*REQUIRED TASK:* With the pictures left out, copy the listing below exactly.

*GIVEN DATA:*
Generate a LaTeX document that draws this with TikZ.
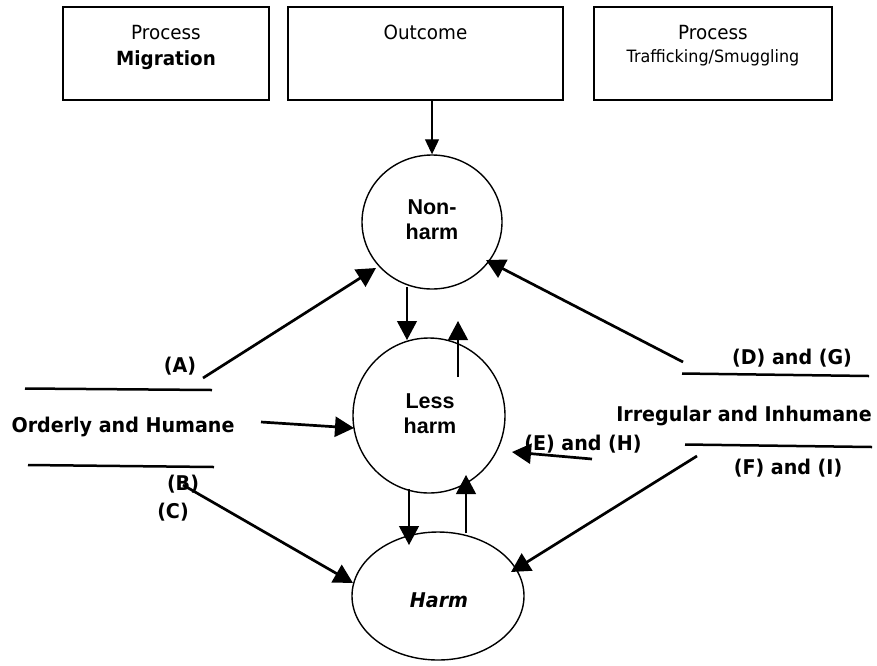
\documentclass[tikz,border=0pt]{standalone}
\usepackage{fontspec}
\usetikzlibrary{arrows.meta,shapes.geometric}
\newfontfamily\tahfont{DejaVu Sans}[FakeStretch=0.94]
\newfontfamily\arfont{Liberation Sans}
\begin{document}
\begin{tikzpicture}[x=1pt,y=-1pt,
  boxstyle/.style={draw,line width=1.6pt,rectangle,inner sep=0pt},
  ovalstyle/.style={draw,line width=1.4pt,ellipse,inner sep=0pt},
  boxtext/.style={anchor=base,inner sep=0pt,font=\tahfont\fontsize{19.5}{23}\selectfont},
  smalltext/.style={anchor=base,inner sep=0pt,font=\tahfont\fontsize{17}{20}\selectfont},
  lbl/.style={anchor=base,inner sep=0pt,font=\tahfont\bfseries\fontsize{20.3}{24}\selectfont},
  circtext/.style={anchor=base,inner sep=0pt,font=\arfont\bfseries\fontsize{21.5}{25}\selectfont},
  thinarr/.style={line width=1.1pt,-{Triangle[length=19pt,width=20pt]}},
  thickarr/.style={line width=2.7pt,-{Triangle[length=19pt,width=20pt]}},
  sepline/.style={line width=2.5pt}]
\useasboundingbox (0,0) rectangle (877,665);
\fill[white] (0,0) rectangle (877,665);

% top boxes
\node[boxstyle,minimum width=206pt,minimum height=93pt] (boxmig) at (166,53.5) {};
\node[boxstyle,minimum width=275pt,minimum height=93pt] (boxout) at (425.5,53.5) {};
\node[boxstyle,minimum width=238pt,minimum height=93pt] (boxtra) at (713,53.5) {};
\node[boxtext] (tmig1) at (166,39) {Process};
\node[boxtext] (tmig2) at (166,65) {\bfseries Migration};
\node[boxtext] (tout) at (425.5,39) {Outcome};
\node[boxtext] (ttra1) at (713,39) {Process};
\node[smalltext] (ttra2) at (713,62) {Trafficking/Smuggling};

% outcome circles
\node[ovalstyle,minimum width=140pt,minimum height=134pt] (nonharm) at (432,222) {};
\node[ovalstyle,minimum width=152pt,minimum height=155pt] (lessharm) at (429,415.5) {};
\node[ovalstyle,minimum width=172pt,minimum height=128pt] (harm) at (438,596) {};
\node[circtext] (tnh1) at (432,214) {Non-};
\node[circtext] (tnh2) at (432,239) {harm};
\node[circtext] (tlh1) at (430,408) {Less};
\node[circtext] (tlh2) at (430,433) {harm};
\node[lbl] (th) at (439,607) {\itshape Harm};

% side labels
\node[lbl] (lA) at (180,372) {(A)};
\node[lbl] (lOH) at (123,432) {Orderly and Humane};
\node[lbl] (lB) at (183,490) {(B)};
\node[lbl] (lC) at (173,518) {(C)};
\node[lbl] (lDG) at (792,364) {(D) and (G)};
\node[lbl] (lIR) at (744,421) {Irregular and Inhumane};
\node[lbl] (lEH) at (583,450) {(E) and (H)};
\node[lbl] (lFI) at (788,474) {(F) and (I)};

% separator lines
\coordinate (s1a) at (25,388.5); \coordinate (s1b) at (212,390);
\coordinate (s2a) at (28,465); \coordinate (s2b) at (214,467);
\coordinate (s3a) at (682,373.5); \coordinate (s3b) at (869,376);
\coordinate (s4a) at (685,444.5); \coordinate (s4b) at (872,447);
\draw[sepline] (s1a) -- (s1b);
\draw[sepline] (s2a) -- (s2b);
\draw[sepline] (s3a) -- (s3b);
\draw[sepline] (s4a) -- (s4b);

% vertical arrows
\draw[line width=1.1pt,-{Triangle[length=15pt,width=14pt]}] (boxout.south -| nonharm.north) -- (nonharm.north);
\coordinate (v1a) at (407,287); \coordinate (v1b) at (407,340);
\coordinate (v2a) at (458,377); \coordinate (v2b) at (458,321);
\coordinate (v3a) at (409,489); \coordinate (v3b) at (409,545);
\coordinate (v4a) at (466,533); \coordinate (v4b) at (466,475);
\draw[thinarr] (v1a) -- (v1b);
\draw[thinarr] (v2a) -- (v2b);
\draw[thinarr] (v3a) -- (v3b);
\draw[thinarr] (v4a) -- (v4b);

% diagonal arrows
\coordinate (dAa) at (203,378); \coordinate (dAb) at (376,268);
\coordinate (dOa) at (261,422); \coordinate (dOb) at (354,428);
\coordinate (dBa) at (183,485); \coordinate (dBb) at (353,583);
\coordinate (dDa) at (683,362); \coordinate (dDb) at (486,260);
\coordinate (dEa) at (592,459); \coordinate (dEb) at (512,452);
\coordinate (dFa) at (697,456); \coordinate (dFb) at (511,572);
\draw[thickarr] (dAa) -- (dAb);
\draw[thickarr] (dOa) -- (dOb);
\draw[thickarr] (dBa) -- (dBb);
\draw[thickarr] (dDa) -- (dDb);
\draw[thickarr] (dEa) -- (dEb);
\draw[thickarr] (dFa) -- (dFb);
\end{tikzpicture}
\end{document}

*TASK RESPONSE:*
Generate a LaTeX document that draws this with TikZ.
\documentclass[tikz,border=0pt]{standalone}
\usepackage{fontspec}
\usetikzlibrary{arrows.meta,shapes.geometric}
\newfontfamily\tahfont{DejaVu Sans}[FakeStretch=0.94]
\newfontfamily\arfont{Liberation Sans}
\begin{document}
\begin{tikzpicture}[x=1pt,y=-1pt,
  boxstyle/.style={draw,line width=1.6pt,rectangle,inner sep=0pt},
  ovalstyle/.style={draw,line width=1.4pt,ellipse,inner sep=0pt},
  boxtext/.style={anchor=base,inner sep=0pt,font=\tahfont\fontsize{19.5}{23}\selectfont},
  smalltext/.style={anchor=base,inner sep=0pt,font=\tahfont\fontsize{17}{20}\selectfont},
  lbl/.style={anchor=base,inner sep=0pt,font=\tahfont\bfseries\fontsize{20.3}{24}\selectfont},
  circtext/.style={anchor=base,inner sep=0pt,font=\arfont\bfseries\fontsize{21.5}{25}\selectfont},
  thinarr/.style={line width=1.1pt,-{Triangle[length=19pt,width=20pt]}},
  thickarr/.style={line width=2.7pt,-{Triangle[length=19pt,width=20pt]}},
  sepline/.style={line width=2.5pt}]
\useasboundingbox (0,0) rectangle (877,665);
\fill[white] (0,0) rectangle (877,665);

% top boxes
\node[boxstyle,minimum width=206pt,minimum height=93pt] (boxmig) at (166,53.5) {};
\node[boxstyle,minimum width=275pt,minimum height=93pt] (boxout) at (425.5,53.5) {};
\node[boxstyle,minimum width=238pt,minimum height=93pt] (boxtra) at (713,53.5) {};
\node[boxtext] (tmig1) at (166,39) {Process};
\node[boxtext] (tmig2) at (166,65) {\bfseries Migration};
\node[boxtext] (tout) at (425.5,39) {Outcome};
\node[boxtext] (ttra1) at (713,39) {Process};
\node[smalltext] (ttra2) at (713,62) {Trafficking/Smuggling};

% outcome circles
\node[ovalstyle,minimum width=140pt,minimum height=134pt] (nonharm) at (432,222) {};
\node[ovalstyle,minimum width=152pt,minimum height=155pt] (lessharm) at (429,415.5) {};
\node[ovalstyle,minimum width=172pt,minimum height=128pt] (harm) at (438,596) {};
\node[circtext] (tnh1) at (432,214) {Non-};
\node[circtext] (tnh2) at (432,239) {harm};
\node[circtext] (tlh1) at (430,408) {Less};
\node[circtext] (tlh2) at (430,433) {harm};
\node[lbl] (th) at (439,607) {\itshape Harm};

% side labels
\node[lbl] (lA) at (180,372) {(A)};
\node[lbl] (lOH) at (123,432) {Orderly and Humane};
\node[lbl] (lB) at (183,490) {(B)};
\node[lbl] (lC) at (173,518) {(C)};
\node[lbl] (lDG) at (792,364) {(D) and (G)};
\node[lbl] (lIR) at (744,421) {Irregular and Inhumane};
\node[lbl] (lEH) at (583,450) {(E) and (H)};
\node[lbl] (lFI) at (788,474) {(F) and (I)};

% separator lines
\coordinate (s1a) at (25,388.5); \coordinate (s1b) at (212,390);
\coordinate (s2a) at (28,465); \coordinate (s2b) at (214,467);
\coordinate (s3a) at (682,373.5); \coordinate (s3b) at (869,376);
\coordinate (s4a) at (685,444.5); \coordinate (s4b) at (872,447);
\draw[sepline] (s1a) -- (s1b);
\draw[sepline] (s2a) -- (s2b);
\draw[sepline] (s3a) -- (s3b);
\draw[sepline] (s4a) -- (s4b);

% vertical arrows
\draw[line width=1.1pt,-{Triangle[length=15pt,width=14pt]}] (boxout.south -| nonharm.north) -- (nonharm.north);
\coordinate (v1a) at (407,287); \coordinate (v1b) at (407,340);
\coordinate (v2a) at (458,377); \coordinate (v2b) at (458,321);
\coordinate (v3a) at (409,489); \coordinate (v3b) at (409,545);
\coordinate (v4a) at (466,533); \coordinate (v4b) at (466,475);
\draw[thinarr] (v1a) -- (v1b);
\draw[thinarr] (v2a) -- (v2b);
\draw[thinarr] (v3a) -- (v3b);
\draw[thinarr] (v4a) -- (v4b);

% diagonal arrows
\coordinate (dAa) at (203,378); \coordinate (dAb) at (376,268);
\coordinate (dOa) at (261,422); \coordinate (dOb) at (354,428);
\coordinate (dBa) at (183,485); \coordinate (dBb) at (353,583);
\coordinate (dDa) at (683,362); \coordinate (dDb) at (486,260);
\coordinate (dEa) at (592,459); \coordinate (dEb) at (512,452);
\coordinate (dFa) at (697,456); \coordinate (dFb) at (511,572);
\draw[thickarr] (dAa) -- (dAb);
\draw[thickarr] (dOa) -- (dOb);
\draw[thickarr] (dBa) -- (dBb);
\draw[thickarr] (dDa) -- (dDb);
\draw[thickarr] (dEa) -- (dEb);
\draw[thickarr] (dFa) -- (dFb);
\end{tikzpicture}
\end{document}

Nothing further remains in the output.